Abstract

This paper is aimed at to ascertain the relationship between education of head of the households and their financial vulnerability using data comprising of 17,031 households obtained from Household Integrated Economic Survey 2015–2016 in Pakistan. We have compiled three measures of financial vulnerability at household level i.e. financial margins excluding and including the rental payments and Financial Vulnerability Index (FVI). According to the results, proportion of financially vulnerable households in both measures of financial margin declines along with increase in level of education of the head of households and stands at 66% and 77% for no formal education of the head, 56% and 70% for primary, 42% and 61% for secondary, 27% and 44% for higher secondary, 14% and 32% for graduate and 13% and 24% for post graduate levels of education.
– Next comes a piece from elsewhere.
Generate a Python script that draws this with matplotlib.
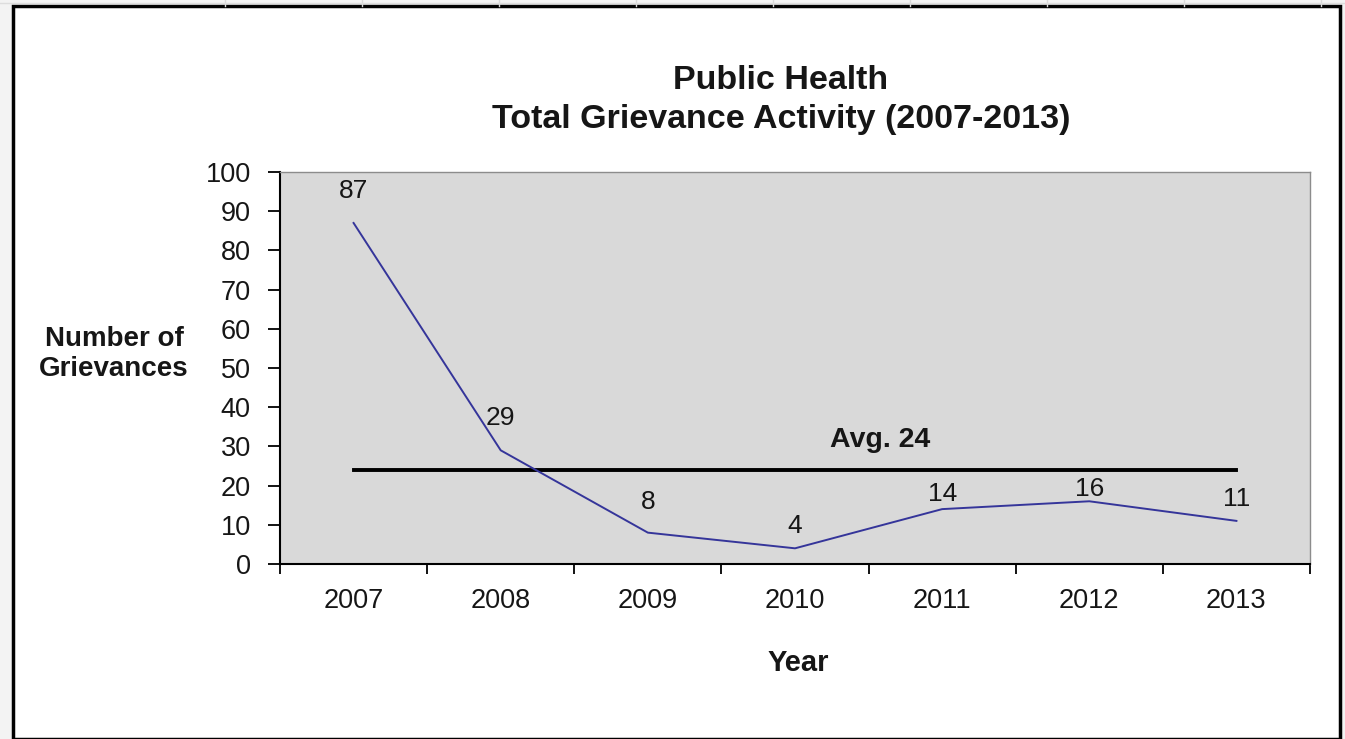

FVI results indicate that out of 2504 highly vulnerable households i.e. falling in the bottom 10% of the distribution, 63.8% were those with no formal education of their heads followed by 19.3% with primary, 14.3% with secondary and 1.9% with higher secondary level of education. Further, various levels of education and individual characteristics such as marital status, gender, region, province and employment status of the heads, have been emerged as significant determinants of financial vulnerability in all three estimated measures along with household’s income, consumption, savings and rental payments. Findings of the study calls for greater human capital investment both by households and the government of Pakistan in order to stabilize the financial conditions of the households at micro level, which in turn can promote stability and resilience at macro level.